DUESSELDORF/FRANKFURT (Reuters) – Thyssenkrupp’s powerful labour representatives on Wednesday warned management of cutting jobs or capacity as part of an expected sale of the conglomerate’s steel division, saying workers had to be prepared for the worst.
Concerned that management may take more drastic steps as part of a planned partial sale of the steel unit to Czech energy group EPH, workers said they had hired a consultancy to come up with future scenarios that would preserve the business in its current size and scope.
“We are not ruling anything out, but it remains clear to us that we want to keep Stahl in its current size,” Tekin Nasikkol, who heads Thyssenkrupp’s works council and sits on the group’s supervisory board, said in a handout to workers.
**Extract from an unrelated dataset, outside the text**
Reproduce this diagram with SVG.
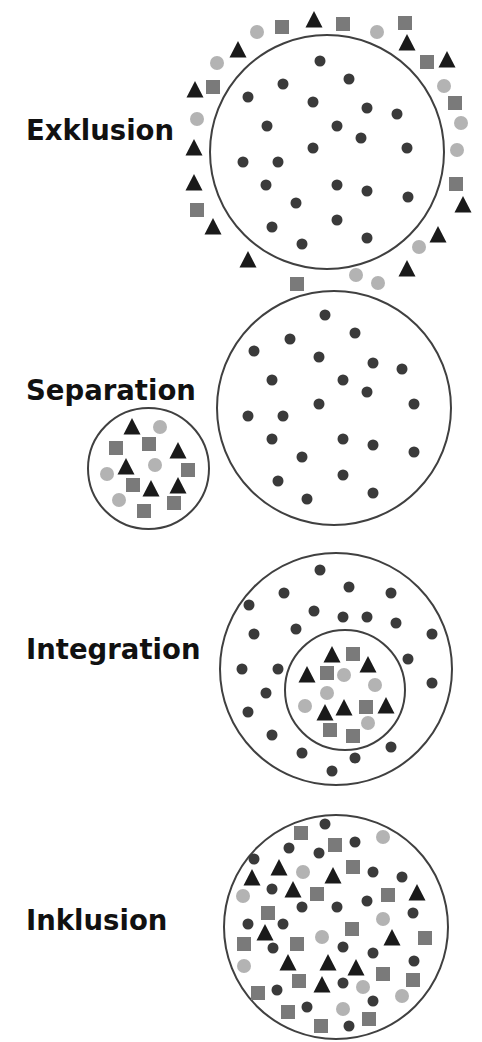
<svg xmlns="http://www.w3.org/2000/svg" xmlns:xlink="http://www.w3.org/1999/xlink" width="482" height="1042" viewBox="0 0 482 1042">
<style>
.ring{fill:none;stroke:#404040;stroke-width:2}
.lbl{font-family:"DejaVu Sans","Verdana",sans-serif;font-weight:bold;font-size:27.5px;fill:#111}
</style>
<defs>
<circle id="d" r="5.5" fill="#3a3a3a"/>
<circle id="c" r="7" fill="#b3b3b3"/>
<rect id="s" x="-7" y="-7" width="14" height="14" fill="#7a7a7a"/>
<path id="t" d="M0,-9 L8.5,7.5 L-8.5,7.5 Z" fill="#1a1a1a"/>
</defs>
<rect width="482" height="1042" fill="#fff"/>

<g id="exklusion">
<text class="lbl" x="26" y="140">Exklusion</text>
<circle class="ring" cx="327" cy="152" r="117"/>
<use href="#d" x="320" y="61"/><use href="#d" x="349" y="79"/><use href="#d" x="283" y="84"/>
<use href="#d" x="248" y="97"/><use href="#d" x="313" y="102"/><use href="#d" x="367" y="108"/>
<use href="#d" x="397" y="114"/><use href="#d" x="267" y="126"/><use href="#d" x="337" y="126"/>
<use href="#d" x="361" y="138"/><use href="#d" x="313" y="148"/><use href="#d" x="407" y="148"/>
<use href="#d" x="243" y="162"/><use href="#d" x="278" y="162"/><use href="#d" x="266" y="185"/>
<use href="#d" x="337" y="185"/><use href="#d" x="367" y="191"/><use href="#d" x="408" y="197"/>
<use href="#d" x="296" y="203"/><use href="#d" x="272" y="227"/><use href="#d" x="337" y="220"/>
<use href="#d" x="302" y="244"/><use href="#d" x="367" y="238"/>
<use href="#t" x="314" y="20"/><use href="#s" x="282" y="27"/><use href="#c" x="257" y="32"/>
<use href="#t" x="238" y="50"/><use href="#c" x="217" y="63"/><use href="#t" x="195" y="90"/>
<use href="#s" x="213" y="87"/><use href="#c" x="197" y="119"/><use href="#t" x="194" y="148"/>
<use href="#t" x="194" y="183"/><use href="#s" x="197" y="210"/><use href="#t" x="213" y="227"/>
<use href="#t" x="248" y="260"/><use href="#s" x="297" y="284"/>
<use href="#s" x="343" y="24"/><use href="#c" x="377" y="32"/><use href="#s" x="405" y="23"/>
<use href="#t" x="407" y="43"/><use href="#s" x="427" y="62"/><use href="#t" x="447" y="60"/>
<use href="#c" x="444" y="86"/><use href="#s" x="455" y="103"/><use href="#c" x="461" y="123"/>
<use href="#c" x="457" y="150"/><use href="#s" x="456" y="184"/><use href="#t" x="463" y="205"/>
<use href="#t" x="438" y="235"/><use href="#c" x="419" y="247"/><use href="#t" x="407" y="269"/>
<use href="#c" x="356" y="275"/><use href="#c" x="378" y="283"/>
</g>

<g id="separation">
<text class="lbl" x="26" y="400">Separation</text>
<circle class="ring" cx="334" cy="408" r="117"/>
<use href="#d" x="325" y="315"/><use href="#d" x="355" y="333"/><use href="#d" x="254" y="351"/>
<use href="#d" x="290" y="339"/><use href="#d" x="319" y="357"/><use href="#d" x="373" y="363"/>
<use href="#d" x="402" y="369"/><use href="#d" x="272" y="380"/><use href="#d" x="343" y="380"/>
<use href="#d" x="367" y="392"/><use href="#d" x="319" y="404"/><use href="#d" x="414" y="404"/>
<use href="#d" x="248" y="416"/><use href="#d" x="283" y="416"/><use href="#d" x="272" y="439"/>
<use href="#d" x="343" y="439"/><use href="#d" x="373" y="445"/><use href="#d" x="414" y="452"/>
<use href="#d" x="302" y="457"/><use href="#d" x="278" y="481"/><use href="#d" x="343" y="475"/>
<use href="#d" x="373" y="493"/><use href="#d" x="307" y="499"/>
<circle class="ring" cx="148.5" cy="468.5" r="60.5"/>
<use href="#t" x="132" y="427"/><use href="#c" x="160" y="427"/><use href="#s" x="116" y="448"/>
<use href="#s" x="149" y="444"/><use href="#t" x="178" y="451"/><use href="#t" x="126" y="467"/>
<use href="#c" x="155" y="465"/><use href="#c" x="107" y="474"/><use href="#s" x="188" y="470"/>
<use href="#s" x="133" y="485"/><use href="#t" x="151" y="489"/><use href="#t" x="178" y="486"/>
<use href="#c" x="119" y="500"/><use href="#s" x="174" y="503"/><use href="#s" x="144" y="511"/>
</g>

<g id="integration">
<text class="lbl" x="26" y="659">Integration</text>
<circle class="ring" cx="336" cy="669" r="116"/>
<circle class="ring" cx="345" cy="690" r="60"/>
<use href="#d" x="320" y="570"/><use href="#d" x="284" y="593"/><use href="#d" x="349" y="587"/>
<use href="#d" x="391" y="593"/><use href="#d" x="249" y="605"/><use href="#d" x="314" y="611"/>
<use href="#d" x="343" y="617"/><use href="#d" x="367" y="617"/><use href="#d" x="396" y="623"/>
<use href="#d" x="254" y="634"/><use href="#d" x="296" y="629"/><use href="#d" x="432" y="634"/>
<use href="#d" x="408" y="659"/><use href="#d" x="242" y="669"/><use href="#d" x="278" y="669"/>
<use href="#d" x="432" y="683"/><use href="#d" x="266" y="693"/><use href="#d" x="248" y="712"/>
<use href="#d" x="272" y="735"/><use href="#d" x="391" y="747"/><use href="#d" x="302" y="753"/>
<use href="#d" x="355" y="758"/><use href="#d" x="332" y="771"/>
<use href="#t" x="332" y="655"/><use href="#s" x="353" y="654"/><use href="#t" x="368" y="665"/>
<use href="#t" x="307" y="675"/><use href="#s" x="327" y="673"/><use href="#c" x="344" y="675"/>
<use href="#c" x="375" y="685"/><use href="#c" x="327" y="693"/><use href="#c" x="305" y="706"/>
<use href="#t" x="325" y="713"/><use href="#t" x="344" y="708"/><use href="#s" x="366" y="707"/>
<use href="#t" x="386" y="706"/><use href="#c" x="368" y="723"/><use href="#s" x="330" y="730"/>
<use href="#s" x="353" y="736"/>
</g>

<g id="inklusion">
<text class="lbl" x="26" y="930">Inklusion</text>
<circle class="ring" cx="336" cy="927" r="112"/>
<use href="#d" x="325" y="824"/><use href="#s" x="301" y="833"/><use href="#c" x="383" y="837"/>
<use href="#d" x="289" y="848"/><use href="#s" x="335" y="845"/><use href="#d" x="355" y="842"/>
<use href="#d" x="319" y="853"/><use href="#d" x="254" y="859"/><use href="#t" x="279" y="868"/>
<use href="#c" x="303" y="872"/><use href="#s" x="353" y="867"/><use href="#d" x="373" y="872"/>
<use href="#t" x="252" y="878"/><use href="#t" x="333" y="876"/><use href="#d" x="402" y="877"/>
<use href="#d" x="272" y="889"/><use href="#t" x="293" y="890"/><use href="#c" x="243" y="896"/>
<use href="#s" x="317" y="894"/><use href="#s" x="388" y="895"/><use href="#t" x="417" y="893"/>
<use href="#d" x="367" y="901"/><use href="#d" x="302" y="907"/><use href="#d" x="337" y="907"/>
<use href="#s" x="268" y="913"/><use href="#d" x="413" y="913"/><use href="#c" x="383" y="919"/>
<use href="#d" x="248" y="924"/><use href="#d" x="283" y="924"/>
<use href="#t" x="265" y="933"/><use href="#s" x="352" y="929"/><use href="#c" x="322" y="937"/>
<use href="#t" x="392" y="938"/><use href="#s" x="425" y="938"/><use href="#s" x="244" y="944"/>
<use href="#d" x="273" y="948"/><use href="#s" x="297" y="944"/><use href="#d" x="343" y="947"/>
<use href="#d" x="373" y="953"/><use href="#c" x="244" y="966"/><use href="#t" x="288" y="963"/>
<use href="#t" x="328" y="963"/><use href="#t" x="356" y="968"/><use href="#d" x="414" y="961"/>
<use href="#s" x="383" y="974"/><use href="#s" x="413" y="980"/><use href="#s" x="299" y="981"/>
<use href="#t" x="322" y="985"/><use href="#d" x="343" y="983"/><use href="#c" x="363" y="987"/>
<use href="#s" x="258" y="993"/><use href="#d" x="277" y="990"/><use href="#c" x="402" y="996"/>
<use href="#d" x="373" y="1001"/><use href="#s" x="288" y="1012"/><use href="#d" x="307" y="1007"/>
<use href="#c" x="343" y="1009"/><use href="#s" x="369" y="1019"/><use href="#s" x="321" y="1026"/>
<use href="#d" x="349" y="1026"/>
</g>
</svg>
He said Thyssenkrupp’s owners wanted to see results while their patience was running thin and that therefore workers “need to prepare for the worst”.
In the leaflet, the IG Metall union said it would insist that the group’s sites and roughly 27,000 jobs would be kept and that a previously agreed job guarantee until March 2026 would be honoured.
Sources told Reuters last week that Thyssenkrupp and EPH were facing delays in talks about a steel joint venture as ongoing contract negotiations with automotive clients hamper the German group’s efforts to work up a necessary business plan.